* [WORK TO BE COMPLETED]:
Exclude the pictures and return every line exactly as written.
-.-.-
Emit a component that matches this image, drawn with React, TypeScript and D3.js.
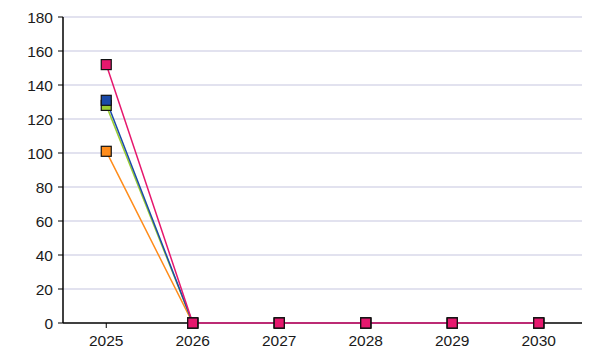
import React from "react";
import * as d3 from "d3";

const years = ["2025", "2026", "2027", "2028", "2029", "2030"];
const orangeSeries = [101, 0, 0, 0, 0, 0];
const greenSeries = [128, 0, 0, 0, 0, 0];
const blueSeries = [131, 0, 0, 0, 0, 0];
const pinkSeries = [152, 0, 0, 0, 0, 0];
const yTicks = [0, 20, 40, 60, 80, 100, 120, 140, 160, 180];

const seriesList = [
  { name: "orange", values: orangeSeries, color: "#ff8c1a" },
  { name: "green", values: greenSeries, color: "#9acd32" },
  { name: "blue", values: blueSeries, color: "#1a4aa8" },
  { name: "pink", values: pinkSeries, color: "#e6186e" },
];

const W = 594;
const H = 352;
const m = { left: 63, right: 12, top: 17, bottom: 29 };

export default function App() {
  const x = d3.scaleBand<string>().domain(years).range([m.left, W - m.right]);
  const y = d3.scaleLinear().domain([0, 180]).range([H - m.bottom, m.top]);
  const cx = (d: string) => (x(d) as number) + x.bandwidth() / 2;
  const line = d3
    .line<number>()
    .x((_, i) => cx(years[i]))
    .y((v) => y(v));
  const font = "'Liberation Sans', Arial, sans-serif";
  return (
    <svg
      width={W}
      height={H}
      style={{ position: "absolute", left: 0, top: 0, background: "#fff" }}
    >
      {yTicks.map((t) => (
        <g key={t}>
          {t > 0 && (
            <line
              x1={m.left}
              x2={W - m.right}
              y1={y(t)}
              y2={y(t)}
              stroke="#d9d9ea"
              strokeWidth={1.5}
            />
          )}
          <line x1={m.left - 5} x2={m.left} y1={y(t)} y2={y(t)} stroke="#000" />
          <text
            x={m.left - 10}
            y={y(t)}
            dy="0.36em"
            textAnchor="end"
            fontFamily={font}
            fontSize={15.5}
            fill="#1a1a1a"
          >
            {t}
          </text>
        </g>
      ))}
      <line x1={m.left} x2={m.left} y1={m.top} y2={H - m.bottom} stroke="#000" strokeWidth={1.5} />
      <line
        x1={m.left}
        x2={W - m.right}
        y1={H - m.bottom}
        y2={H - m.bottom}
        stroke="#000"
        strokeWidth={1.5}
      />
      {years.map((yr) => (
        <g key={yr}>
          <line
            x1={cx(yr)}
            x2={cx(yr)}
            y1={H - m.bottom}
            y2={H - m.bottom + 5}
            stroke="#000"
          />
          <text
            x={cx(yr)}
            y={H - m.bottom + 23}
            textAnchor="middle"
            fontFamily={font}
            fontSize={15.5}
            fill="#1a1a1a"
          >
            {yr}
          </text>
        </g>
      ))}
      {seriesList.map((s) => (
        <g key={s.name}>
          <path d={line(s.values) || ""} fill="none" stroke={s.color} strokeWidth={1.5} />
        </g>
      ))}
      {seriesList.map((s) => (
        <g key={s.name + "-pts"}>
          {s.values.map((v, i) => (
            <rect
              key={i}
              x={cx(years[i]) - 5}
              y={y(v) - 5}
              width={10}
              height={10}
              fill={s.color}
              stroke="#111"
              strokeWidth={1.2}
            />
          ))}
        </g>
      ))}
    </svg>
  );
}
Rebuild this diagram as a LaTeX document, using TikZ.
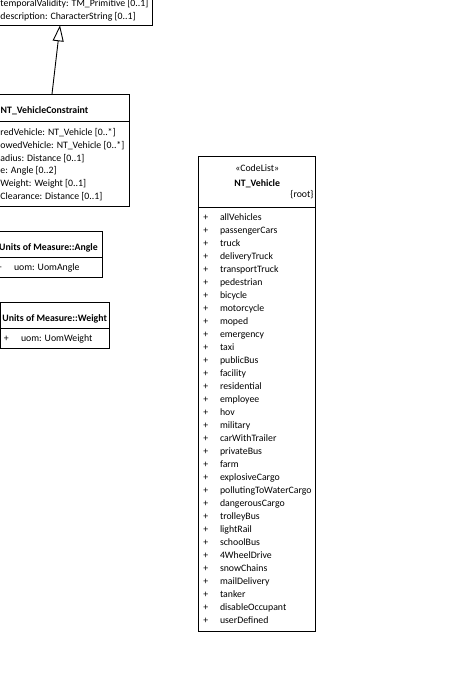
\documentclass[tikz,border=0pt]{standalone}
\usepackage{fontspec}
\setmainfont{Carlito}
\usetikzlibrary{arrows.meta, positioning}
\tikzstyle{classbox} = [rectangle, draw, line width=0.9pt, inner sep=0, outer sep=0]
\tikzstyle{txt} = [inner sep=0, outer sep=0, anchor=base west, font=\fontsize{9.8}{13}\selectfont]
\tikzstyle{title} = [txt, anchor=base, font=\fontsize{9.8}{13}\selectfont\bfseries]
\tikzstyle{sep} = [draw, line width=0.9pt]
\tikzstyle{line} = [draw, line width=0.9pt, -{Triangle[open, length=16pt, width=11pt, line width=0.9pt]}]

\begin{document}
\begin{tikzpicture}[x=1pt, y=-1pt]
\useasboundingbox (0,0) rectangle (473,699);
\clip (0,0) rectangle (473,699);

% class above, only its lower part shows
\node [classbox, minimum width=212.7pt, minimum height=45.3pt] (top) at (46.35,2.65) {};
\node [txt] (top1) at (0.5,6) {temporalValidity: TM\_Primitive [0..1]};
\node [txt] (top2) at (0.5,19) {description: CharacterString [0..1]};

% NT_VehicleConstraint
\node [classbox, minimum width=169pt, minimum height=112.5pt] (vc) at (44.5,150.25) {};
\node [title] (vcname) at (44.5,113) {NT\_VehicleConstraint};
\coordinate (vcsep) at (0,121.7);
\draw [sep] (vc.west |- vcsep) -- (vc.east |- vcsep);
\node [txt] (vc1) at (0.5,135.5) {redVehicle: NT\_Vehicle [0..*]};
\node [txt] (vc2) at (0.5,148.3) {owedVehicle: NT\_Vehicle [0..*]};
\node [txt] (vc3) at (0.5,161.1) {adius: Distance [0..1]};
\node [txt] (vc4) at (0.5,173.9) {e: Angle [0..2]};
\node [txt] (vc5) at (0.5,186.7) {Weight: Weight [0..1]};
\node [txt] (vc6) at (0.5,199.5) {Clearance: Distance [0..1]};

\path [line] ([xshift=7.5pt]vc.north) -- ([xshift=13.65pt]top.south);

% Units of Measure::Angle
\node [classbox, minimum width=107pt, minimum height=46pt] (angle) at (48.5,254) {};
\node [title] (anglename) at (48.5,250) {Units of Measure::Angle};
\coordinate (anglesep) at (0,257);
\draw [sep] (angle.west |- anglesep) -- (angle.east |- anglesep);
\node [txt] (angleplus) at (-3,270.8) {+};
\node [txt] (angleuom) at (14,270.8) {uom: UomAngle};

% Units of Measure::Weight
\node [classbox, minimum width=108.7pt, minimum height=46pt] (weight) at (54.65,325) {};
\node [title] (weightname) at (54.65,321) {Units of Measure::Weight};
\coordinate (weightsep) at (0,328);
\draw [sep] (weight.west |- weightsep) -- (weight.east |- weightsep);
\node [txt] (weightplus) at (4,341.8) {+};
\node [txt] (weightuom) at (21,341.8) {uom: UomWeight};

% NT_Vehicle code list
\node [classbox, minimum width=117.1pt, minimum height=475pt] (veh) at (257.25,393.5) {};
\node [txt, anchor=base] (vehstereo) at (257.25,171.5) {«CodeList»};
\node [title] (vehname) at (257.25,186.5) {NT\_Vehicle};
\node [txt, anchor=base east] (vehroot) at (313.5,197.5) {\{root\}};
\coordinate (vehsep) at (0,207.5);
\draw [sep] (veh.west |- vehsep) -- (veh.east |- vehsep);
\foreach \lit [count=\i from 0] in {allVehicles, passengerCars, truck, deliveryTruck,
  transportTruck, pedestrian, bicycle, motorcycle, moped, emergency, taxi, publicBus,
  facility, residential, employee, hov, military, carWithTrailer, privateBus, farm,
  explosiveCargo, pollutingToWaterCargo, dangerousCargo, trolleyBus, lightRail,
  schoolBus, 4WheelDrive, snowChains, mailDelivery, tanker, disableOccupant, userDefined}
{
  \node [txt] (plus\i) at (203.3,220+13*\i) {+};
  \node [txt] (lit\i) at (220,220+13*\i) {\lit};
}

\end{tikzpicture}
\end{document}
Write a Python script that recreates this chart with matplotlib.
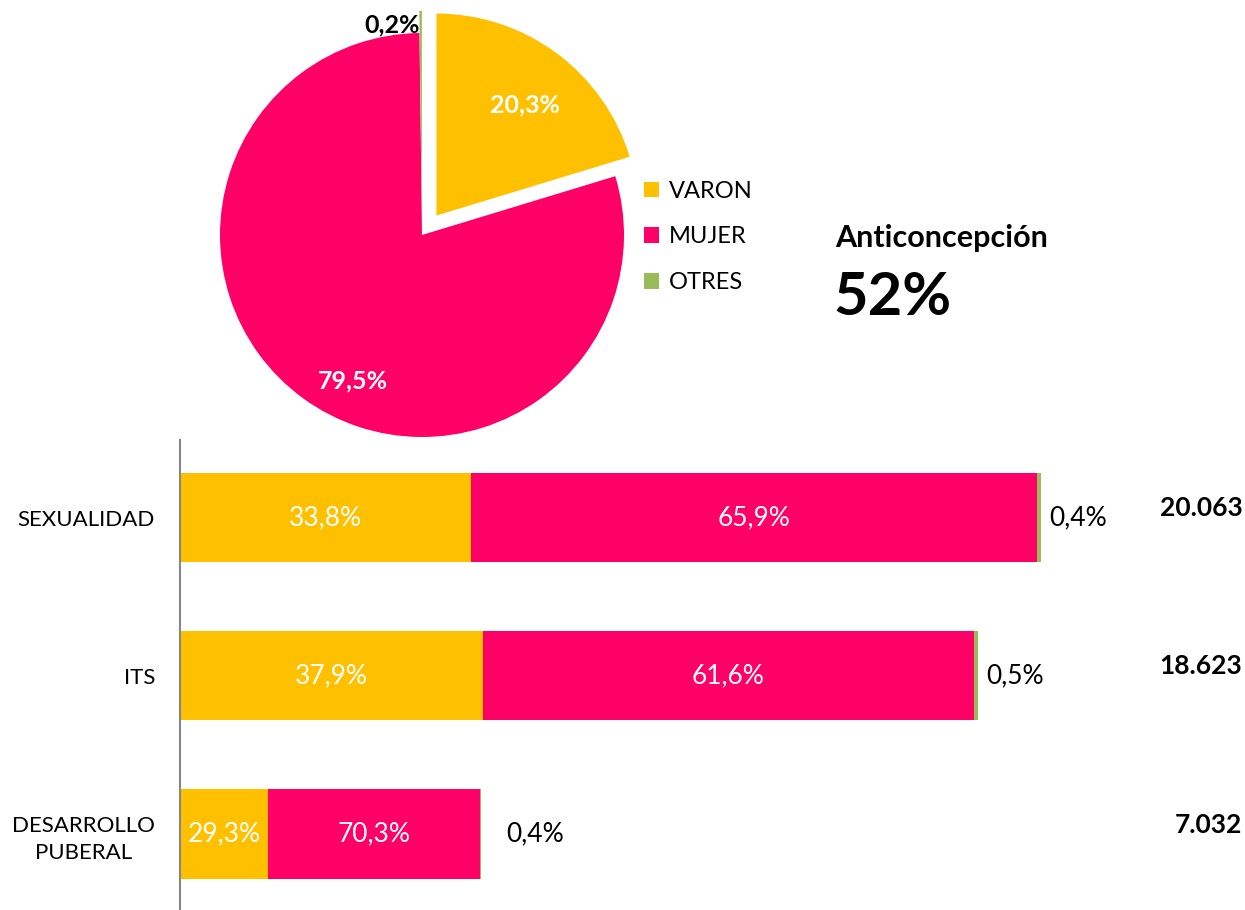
-.-.-
* [SOLUTION TO THE EXERCISE]:
Emit a component that matches this image, drawn with React, TypeScript and D3.js.
import React from "react";
import * as d3 from "d3";

const years = ["2025", "2026", "2027", "2028", "2029", "2030"];
const orangeSeries = [101, 0, 0, 0, 0, 0];
const greenSeries = [128, 0, 0, 0, 0, 0];
const blueSeries = [131, 0, 0, 0, 0, 0];
const pinkSeries = [152, 0, 0, 0, 0, 0];
const yTicks = [0, 20, 40, 60, 80, 100, 120, 140, 160, 180];

const seriesList = [
  { name: "orange", values: orangeSeries, color: "#ff8c1a" },
  { name: "green", values: greenSeries, color: "#9acd32" },
  { name: "blue", values: blueSeries, color: "#1a4aa8" },
  { name: "pink", values: pinkSeries, color: "#e6186e" },
];

const W = 594;
const H = 352;
const m = { left: 63, right: 12, top: 17, bottom: 29 };

export default function App() {
  const x = d3.scaleBand<string>().domain(years).range([m.left, W - m.right]);
  const y = d3.scaleLinear().domain([0, 180]).range([H - m.bottom, m.top]);
  const cx = (d: string) => (x(d) as number) + x.bandwidth() / 2;
  const line = d3
    .line<number>()
    .x((_, i) => cx(years[i]))
    .y((v) => y(v));
  const font = "'Liberation Sans', Arial, sans-serif";
  return (
    <svg
      width={W}
      height={H}
      style={{ position: "absolute", left: 0, top: 0, background: "#fff" }}
    >
      {yTicks.map((t) => (
        <g key={t}>
          {t > 0 && (
            <line
              x1={m.left}
              x2={W - m.right}
              y1={y(t)}
              y2={y(t)}
              stroke="#d9d9ea"
              strokeWidth={1.5}
            />
          )}
          <line x1={m.left - 5} x2={m.left} y1={y(t)} y2={y(t)} stroke="#000" />
          <text
            x={m.left - 10}
            y={y(t)}
            dy="0.36em"
            textAnchor="end"
            fontFamily={font}
            fontSize={15.5}
            fill="#1a1a1a"
          >
            {t}
          </text>
        </g>
      ))}
      <line x1={m.left} x2={m.left} y1={m.top} y2={H - m.bottom} stroke="#000" strokeWidth={1.5} />
      <line
        x1={m.left}
        x2={W - m.right}
        y1={H - m.bottom}
        y2={H - m.bottom}
        stroke="#000"
        strokeWidth={1.5}
      />
      {years.map((yr) => (
        <g key={yr}>
          <line
            x1={cx(yr)}
            x2={cx(yr)}
            y1={H - m.bottom}
            y2={H - m.bottom + 5}
            stroke="#000"
          />
          <text
            x={cx(yr)}
            y={H - m.bottom + 23}
            textAnchor="middle"
            fontFamily={font}
            fontSize={15.5}
            fill="#1a1a1a"
          >
            {yr}
          </text>
        </g>
      ))}
      {seriesList.map((s) => (
        <g key={s.name}>
          <path d={line(s.values) || ""} fill="none" stroke={s.color} strokeWidth={1.5} />
        </g>
      ))}
      {seriesList.map((s) => (
        <g key={s.name + "-pts"}>
          {s.values.map((v, i) => (
            <rect
              key={i}
              x={cx(years[i]) - 5}
              y={y(v) - 5}
              width={10}
              height={10}
              fill={s.color}
              stroke="#111"
              strokeWidth={1.2}
            />
          ))}
        </g>
      ))}
    </svg>
  );
}
Rebuild this diagram as a LaTeX document, using TikZ.
\documentclass[tikz,border=0pt]{standalone}
\usepackage{fontspec}
\setmainfont{Carlito}
\usetikzlibrary{arrows.meta, positioning}
\tikzstyle{classbox} = [rectangle, draw, line width=0.9pt, inner sep=0, outer sep=0]
\tikzstyle{txt} = [inner sep=0, outer sep=0, anchor=base west, font=\fontsize{9.8}{13}\selectfont]
\tikzstyle{title} = [txt, anchor=base, font=\fontsize{9.8}{13}\selectfont\bfseries]
\tikzstyle{sep} = [draw, line width=0.9pt]
\tikzstyle{line} = [draw, line width=0.9pt, -{Triangle[open, length=16pt, width=11pt, line width=0.9pt]}]

\begin{document}
\begin{tikzpicture}[x=1pt, y=-1pt]
\useasboundingbox (0,0) rectangle (473,699);
\clip (0,0) rectangle (473,699);

% class above, only its lower part shows
\node [classbox, minimum width=212.7pt, minimum height=45.3pt] (top) at (46.35,2.65) {};
\node [txt] (top1) at (0.5,6) {temporalValidity: TM\_Primitive [0..1]};
\node [txt] (top2) at (0.5,19) {description: CharacterString [0..1]};

% NT_VehicleConstraint
\node [classbox, minimum width=169pt, minimum height=112.5pt] (vc) at (44.5,150.25) {};
\node [title] (vcname) at (44.5,113) {NT\_VehicleConstraint};
\coordinate (vcsep) at (0,121.7);
\draw [sep] (vc.west |- vcsep) -- (vc.east |- vcsep);
\node [txt] (vc1) at (0.5,135.5) {redVehicle: NT\_Vehicle [0..*]};
\node [txt] (vc2) at (0.5,148.3) {owedVehicle: NT\_Vehicle [0..*]};
\node [txt] (vc3) at (0.5,161.1) {adius: Distance [0..1]};
\node [txt] (vc4) at (0.5,173.9) {e: Angle [0..2]};
\node [txt] (vc5) at (0.5,186.7) {Weight: Weight [0..1]};
\node [txt] (vc6) at (0.5,199.5) {Clearance: Distance [0..1]};

\path [line] ([xshift=7.5pt]vc.north) -- ([xshift=13.65pt]top.south);

% Units of Measure::Angle
\node [classbox, minimum width=107pt, minimum height=46pt] (angle) at (48.5,254) {};
\node [title] (anglename) at (48.5,250) {Units of Measure::Angle};
\coordinate (anglesep) at (0,257);
\draw [sep] (angle.west |- anglesep) -- (angle.east |- anglesep);
\node [txt] (angleplus) at (-3,270.8) {+};
\node [txt] (angleuom) at (14,270.8) {uom: UomAngle};

% Units of Measure::Weight
\node [classbox, minimum width=108.7pt, minimum height=46pt] (weight) at (54.65,325) {};
\node [title] (weightname) at (54.65,321) {Units of Measure::Weight};
\coordinate (weightsep) at (0,328);
\draw [sep] (weight.west |- weightsep) -- (weight.east |- weightsep);
\node [txt] (weightplus) at (4,341.8) {+};
\node [txt] (weightuom) at (21,341.8) {uom: UomWeight};

% NT_Vehicle code list
\node [classbox, minimum width=117.1pt, minimum height=475pt] (veh) at (257.25,393.5) {};
\node [txt, anchor=base] (vehstereo) at (257.25,171.5) {«CodeList»};
\node [title] (vehname) at (257.25,186.5) {NT\_Vehicle};
\node [txt, anchor=base east] (vehroot) at (313.5,197.5) {\{root\}};
\coordinate (vehsep) at (0,207.5);
\draw [sep] (veh.west |- vehsep) -- (veh.east |- vehsep);
\foreach \lit [count=\i from 0] in {allVehicles, passengerCars, truck, deliveryTruck,
  transportTruck, pedestrian, bicycle, motorcycle, moped, emergency, taxi, publicBus,
  facility, residential, employee, hov, military, carWithTrailer, privateBus, farm,
  explosiveCargo, pollutingToWaterCargo, dangerousCargo, trolleyBus, lightRail,
  schoolBus, 4WheelDrive, snowChains, mailDelivery, tanker, disableOccupant, userDefined}
{
  \node [txt] (plus\i) at (203.3,220+13*\i) {+};
  \node [txt] (lit\i) at (220,220+13*\i) {\lit};
}

\end{tikzpicture}
\end{document}
Write a Python script that recreates this chart with matplotlib.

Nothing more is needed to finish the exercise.